Work required: Return a copy of every line in the records that includes the word "with".

# Stored data start

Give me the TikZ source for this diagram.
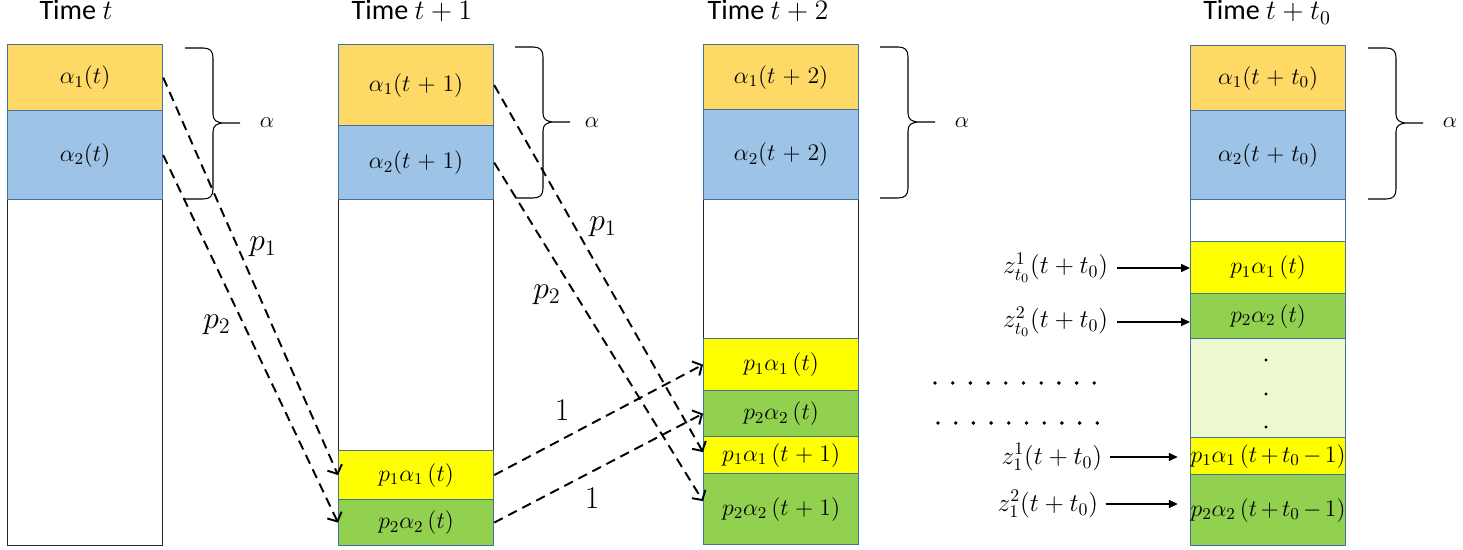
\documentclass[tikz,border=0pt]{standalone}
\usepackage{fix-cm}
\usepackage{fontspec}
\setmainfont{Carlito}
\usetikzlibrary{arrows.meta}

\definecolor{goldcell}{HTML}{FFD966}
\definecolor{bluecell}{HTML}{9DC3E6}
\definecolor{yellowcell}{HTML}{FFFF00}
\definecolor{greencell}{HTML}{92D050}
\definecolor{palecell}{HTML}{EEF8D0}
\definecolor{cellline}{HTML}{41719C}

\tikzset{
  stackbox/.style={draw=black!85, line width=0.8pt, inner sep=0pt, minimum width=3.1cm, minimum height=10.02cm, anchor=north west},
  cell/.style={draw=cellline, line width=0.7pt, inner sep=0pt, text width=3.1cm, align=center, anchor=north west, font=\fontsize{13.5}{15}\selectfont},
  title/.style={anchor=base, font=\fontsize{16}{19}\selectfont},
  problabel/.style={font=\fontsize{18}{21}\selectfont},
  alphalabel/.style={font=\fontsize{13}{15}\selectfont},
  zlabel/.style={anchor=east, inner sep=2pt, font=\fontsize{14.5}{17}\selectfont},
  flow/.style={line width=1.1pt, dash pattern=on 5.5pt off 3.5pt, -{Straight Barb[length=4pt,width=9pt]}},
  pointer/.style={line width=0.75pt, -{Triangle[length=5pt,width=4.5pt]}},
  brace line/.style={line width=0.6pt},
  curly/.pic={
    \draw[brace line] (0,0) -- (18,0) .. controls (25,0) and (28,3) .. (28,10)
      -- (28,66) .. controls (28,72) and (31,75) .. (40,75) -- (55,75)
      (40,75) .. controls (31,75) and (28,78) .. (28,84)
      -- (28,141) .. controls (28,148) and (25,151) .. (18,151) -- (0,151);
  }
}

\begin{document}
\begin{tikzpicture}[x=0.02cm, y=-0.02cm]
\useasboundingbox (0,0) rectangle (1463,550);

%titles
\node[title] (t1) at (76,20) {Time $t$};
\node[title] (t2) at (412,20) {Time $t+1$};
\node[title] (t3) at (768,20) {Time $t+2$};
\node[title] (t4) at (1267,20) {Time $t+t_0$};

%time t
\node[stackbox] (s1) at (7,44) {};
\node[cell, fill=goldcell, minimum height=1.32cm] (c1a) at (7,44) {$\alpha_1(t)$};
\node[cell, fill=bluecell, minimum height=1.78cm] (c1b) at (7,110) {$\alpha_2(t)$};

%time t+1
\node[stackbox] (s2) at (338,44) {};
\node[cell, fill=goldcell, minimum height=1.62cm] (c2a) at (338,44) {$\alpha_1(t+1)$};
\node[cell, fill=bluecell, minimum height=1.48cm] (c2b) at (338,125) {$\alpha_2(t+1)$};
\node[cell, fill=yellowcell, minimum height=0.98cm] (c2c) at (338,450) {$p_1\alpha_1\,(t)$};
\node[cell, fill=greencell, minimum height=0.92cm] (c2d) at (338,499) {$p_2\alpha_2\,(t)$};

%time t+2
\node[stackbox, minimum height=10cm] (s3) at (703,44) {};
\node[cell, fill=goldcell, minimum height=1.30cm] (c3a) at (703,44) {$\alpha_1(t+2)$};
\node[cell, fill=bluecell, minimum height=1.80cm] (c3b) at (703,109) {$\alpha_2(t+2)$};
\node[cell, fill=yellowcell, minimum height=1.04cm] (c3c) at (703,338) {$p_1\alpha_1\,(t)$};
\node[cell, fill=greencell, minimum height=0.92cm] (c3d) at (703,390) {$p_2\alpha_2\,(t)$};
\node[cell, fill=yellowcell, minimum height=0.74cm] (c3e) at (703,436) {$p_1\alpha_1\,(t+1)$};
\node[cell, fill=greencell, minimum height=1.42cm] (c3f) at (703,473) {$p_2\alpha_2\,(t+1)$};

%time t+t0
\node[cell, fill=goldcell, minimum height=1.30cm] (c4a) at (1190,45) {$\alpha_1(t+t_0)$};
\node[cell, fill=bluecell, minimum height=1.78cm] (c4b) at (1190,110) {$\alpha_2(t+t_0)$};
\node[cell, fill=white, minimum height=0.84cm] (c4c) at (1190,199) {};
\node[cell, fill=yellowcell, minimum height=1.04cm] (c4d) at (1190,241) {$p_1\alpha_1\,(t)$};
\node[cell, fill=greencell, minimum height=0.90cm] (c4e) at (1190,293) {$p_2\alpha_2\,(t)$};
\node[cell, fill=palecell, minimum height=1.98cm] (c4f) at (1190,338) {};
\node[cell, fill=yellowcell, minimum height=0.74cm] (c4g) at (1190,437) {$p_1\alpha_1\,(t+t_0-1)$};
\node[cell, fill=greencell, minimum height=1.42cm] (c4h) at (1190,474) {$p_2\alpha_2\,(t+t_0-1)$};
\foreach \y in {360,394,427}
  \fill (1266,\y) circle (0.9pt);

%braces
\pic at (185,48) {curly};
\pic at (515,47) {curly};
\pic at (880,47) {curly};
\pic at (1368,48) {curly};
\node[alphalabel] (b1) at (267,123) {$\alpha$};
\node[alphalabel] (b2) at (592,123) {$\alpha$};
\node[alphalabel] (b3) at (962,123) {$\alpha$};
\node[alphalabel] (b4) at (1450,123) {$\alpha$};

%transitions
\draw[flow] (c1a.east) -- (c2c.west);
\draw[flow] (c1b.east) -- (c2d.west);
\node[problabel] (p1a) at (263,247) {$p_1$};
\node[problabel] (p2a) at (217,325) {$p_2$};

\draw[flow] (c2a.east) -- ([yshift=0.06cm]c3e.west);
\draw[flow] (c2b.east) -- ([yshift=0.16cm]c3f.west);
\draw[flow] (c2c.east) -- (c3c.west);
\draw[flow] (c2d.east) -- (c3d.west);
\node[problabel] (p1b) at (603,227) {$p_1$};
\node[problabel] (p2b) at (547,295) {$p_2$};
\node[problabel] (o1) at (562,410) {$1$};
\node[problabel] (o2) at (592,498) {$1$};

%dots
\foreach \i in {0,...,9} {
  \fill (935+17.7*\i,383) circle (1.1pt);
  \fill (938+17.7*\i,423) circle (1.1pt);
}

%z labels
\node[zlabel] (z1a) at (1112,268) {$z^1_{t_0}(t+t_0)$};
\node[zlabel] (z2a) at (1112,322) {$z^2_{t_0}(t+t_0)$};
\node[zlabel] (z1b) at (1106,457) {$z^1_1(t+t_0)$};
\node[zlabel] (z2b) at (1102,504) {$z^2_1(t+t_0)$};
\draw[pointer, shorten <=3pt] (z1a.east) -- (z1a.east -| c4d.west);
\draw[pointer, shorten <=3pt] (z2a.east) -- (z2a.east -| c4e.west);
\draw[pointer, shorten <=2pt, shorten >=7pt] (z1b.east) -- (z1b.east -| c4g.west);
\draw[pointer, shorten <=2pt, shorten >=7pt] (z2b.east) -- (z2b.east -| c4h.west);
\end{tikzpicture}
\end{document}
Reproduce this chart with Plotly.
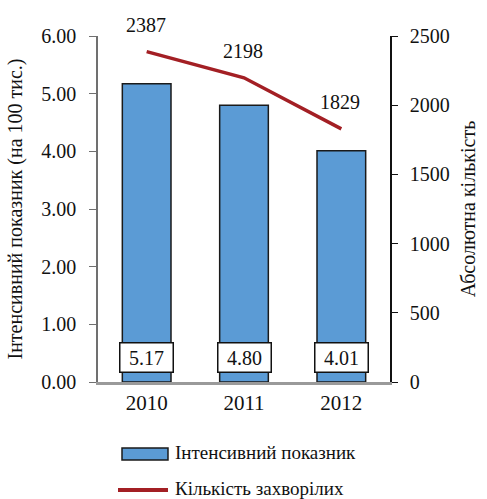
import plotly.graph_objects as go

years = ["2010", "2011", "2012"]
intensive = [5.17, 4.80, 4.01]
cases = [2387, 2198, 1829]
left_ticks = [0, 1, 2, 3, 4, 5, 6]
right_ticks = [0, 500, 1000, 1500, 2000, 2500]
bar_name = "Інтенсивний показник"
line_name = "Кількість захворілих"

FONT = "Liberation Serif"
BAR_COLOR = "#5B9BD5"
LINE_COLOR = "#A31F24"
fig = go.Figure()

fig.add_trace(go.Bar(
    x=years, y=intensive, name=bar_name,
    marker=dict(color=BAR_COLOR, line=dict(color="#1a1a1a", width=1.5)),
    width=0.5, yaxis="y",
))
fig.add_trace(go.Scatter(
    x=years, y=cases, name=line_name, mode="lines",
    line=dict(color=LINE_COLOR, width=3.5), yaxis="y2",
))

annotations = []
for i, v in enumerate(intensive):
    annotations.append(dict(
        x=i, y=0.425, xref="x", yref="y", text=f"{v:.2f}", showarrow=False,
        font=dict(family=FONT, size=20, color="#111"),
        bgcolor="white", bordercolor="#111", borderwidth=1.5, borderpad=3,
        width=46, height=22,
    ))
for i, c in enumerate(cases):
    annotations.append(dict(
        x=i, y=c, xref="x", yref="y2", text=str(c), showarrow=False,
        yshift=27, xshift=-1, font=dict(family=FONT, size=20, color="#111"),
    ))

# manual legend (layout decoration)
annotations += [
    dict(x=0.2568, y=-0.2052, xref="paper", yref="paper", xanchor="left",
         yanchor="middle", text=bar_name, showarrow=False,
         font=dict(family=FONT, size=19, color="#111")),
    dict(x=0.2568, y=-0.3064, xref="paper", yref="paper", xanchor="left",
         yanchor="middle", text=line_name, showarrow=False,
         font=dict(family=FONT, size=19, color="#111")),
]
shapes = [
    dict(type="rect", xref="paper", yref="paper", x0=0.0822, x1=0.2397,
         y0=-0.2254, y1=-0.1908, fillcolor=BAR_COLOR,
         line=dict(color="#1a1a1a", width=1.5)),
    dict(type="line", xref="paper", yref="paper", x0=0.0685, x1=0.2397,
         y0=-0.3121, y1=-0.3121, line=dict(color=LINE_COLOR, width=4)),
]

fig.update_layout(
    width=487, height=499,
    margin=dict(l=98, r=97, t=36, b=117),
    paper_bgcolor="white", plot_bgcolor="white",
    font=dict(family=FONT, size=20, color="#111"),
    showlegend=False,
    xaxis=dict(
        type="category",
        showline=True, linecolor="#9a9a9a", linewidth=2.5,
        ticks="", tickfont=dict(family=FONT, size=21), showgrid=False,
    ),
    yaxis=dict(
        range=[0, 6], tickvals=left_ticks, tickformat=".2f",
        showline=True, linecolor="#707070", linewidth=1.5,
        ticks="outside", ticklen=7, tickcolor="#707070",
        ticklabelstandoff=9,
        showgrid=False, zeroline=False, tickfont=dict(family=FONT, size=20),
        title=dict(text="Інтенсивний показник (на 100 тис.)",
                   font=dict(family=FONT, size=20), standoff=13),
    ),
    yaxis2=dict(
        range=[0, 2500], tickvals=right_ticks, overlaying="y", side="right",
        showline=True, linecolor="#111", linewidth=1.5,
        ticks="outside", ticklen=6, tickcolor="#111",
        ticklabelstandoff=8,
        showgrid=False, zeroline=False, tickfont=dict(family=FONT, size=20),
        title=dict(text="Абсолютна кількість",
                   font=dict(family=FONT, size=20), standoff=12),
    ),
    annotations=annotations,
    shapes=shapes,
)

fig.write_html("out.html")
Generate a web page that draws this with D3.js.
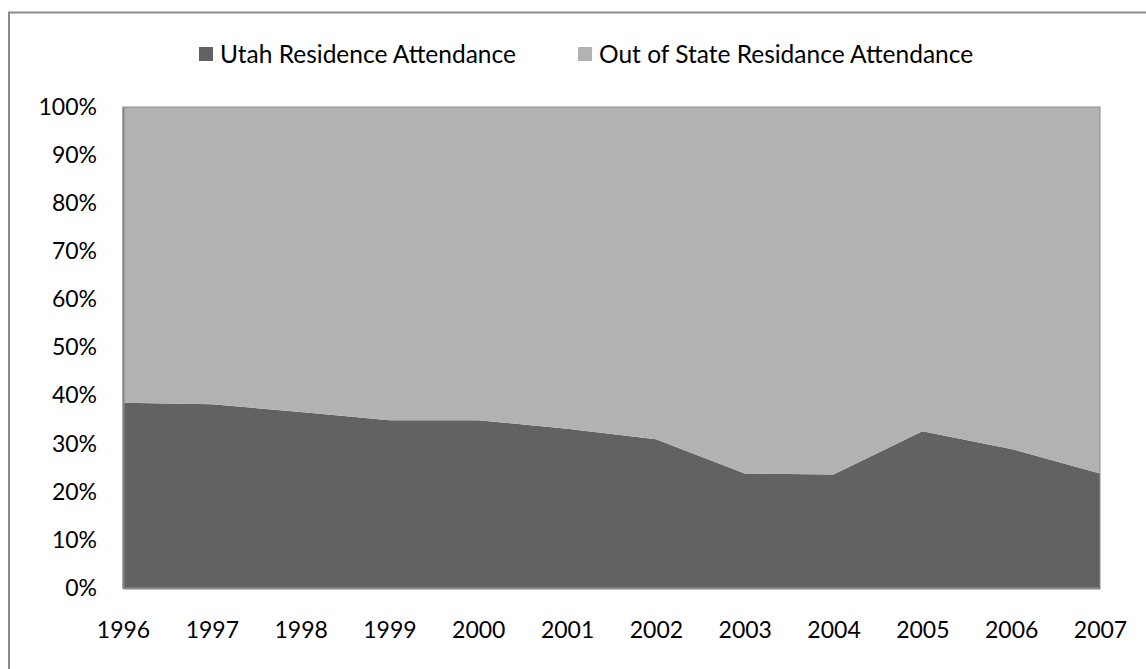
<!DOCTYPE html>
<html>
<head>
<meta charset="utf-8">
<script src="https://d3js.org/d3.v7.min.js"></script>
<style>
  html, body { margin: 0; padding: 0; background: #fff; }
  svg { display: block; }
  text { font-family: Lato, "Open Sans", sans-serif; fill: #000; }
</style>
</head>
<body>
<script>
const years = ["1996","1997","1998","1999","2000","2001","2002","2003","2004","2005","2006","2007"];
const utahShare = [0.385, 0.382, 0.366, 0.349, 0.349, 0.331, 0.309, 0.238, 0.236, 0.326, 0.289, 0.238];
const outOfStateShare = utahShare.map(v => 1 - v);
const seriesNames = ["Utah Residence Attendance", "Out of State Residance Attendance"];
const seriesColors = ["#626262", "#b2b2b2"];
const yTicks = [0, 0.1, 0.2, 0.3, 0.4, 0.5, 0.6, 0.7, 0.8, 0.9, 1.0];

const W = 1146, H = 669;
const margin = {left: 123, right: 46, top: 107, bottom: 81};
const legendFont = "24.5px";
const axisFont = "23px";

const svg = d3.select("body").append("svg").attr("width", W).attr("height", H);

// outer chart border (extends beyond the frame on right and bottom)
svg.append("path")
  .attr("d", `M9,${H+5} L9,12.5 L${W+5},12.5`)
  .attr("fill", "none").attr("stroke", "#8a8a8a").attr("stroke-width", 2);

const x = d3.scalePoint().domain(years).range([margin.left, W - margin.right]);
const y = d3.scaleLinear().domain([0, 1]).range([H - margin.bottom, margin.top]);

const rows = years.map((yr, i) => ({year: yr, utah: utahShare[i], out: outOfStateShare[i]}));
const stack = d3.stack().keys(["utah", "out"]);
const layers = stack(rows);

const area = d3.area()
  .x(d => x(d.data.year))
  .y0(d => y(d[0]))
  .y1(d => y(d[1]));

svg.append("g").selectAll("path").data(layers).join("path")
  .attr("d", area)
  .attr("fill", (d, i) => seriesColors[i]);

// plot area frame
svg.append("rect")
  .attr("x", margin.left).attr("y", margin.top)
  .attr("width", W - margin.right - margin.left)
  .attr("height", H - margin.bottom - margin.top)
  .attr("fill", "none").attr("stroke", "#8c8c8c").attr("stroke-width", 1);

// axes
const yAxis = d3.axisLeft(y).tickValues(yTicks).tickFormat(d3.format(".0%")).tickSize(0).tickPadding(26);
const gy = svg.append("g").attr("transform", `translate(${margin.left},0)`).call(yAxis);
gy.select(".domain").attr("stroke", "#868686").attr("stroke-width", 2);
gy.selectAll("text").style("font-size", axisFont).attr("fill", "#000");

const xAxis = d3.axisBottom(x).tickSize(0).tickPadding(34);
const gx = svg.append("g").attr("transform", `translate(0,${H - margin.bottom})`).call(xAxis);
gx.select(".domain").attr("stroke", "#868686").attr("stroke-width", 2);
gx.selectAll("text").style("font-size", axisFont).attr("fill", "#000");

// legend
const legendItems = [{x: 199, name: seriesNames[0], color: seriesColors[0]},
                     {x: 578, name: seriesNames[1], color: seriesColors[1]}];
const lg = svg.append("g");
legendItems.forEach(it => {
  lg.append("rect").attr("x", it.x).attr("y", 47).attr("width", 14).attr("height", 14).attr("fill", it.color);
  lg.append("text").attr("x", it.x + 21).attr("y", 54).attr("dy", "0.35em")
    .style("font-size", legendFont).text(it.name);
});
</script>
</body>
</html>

# Stored data end

Written response:
Reproduce this chart with Plotly.
Generate a web page that draws this with D3.js.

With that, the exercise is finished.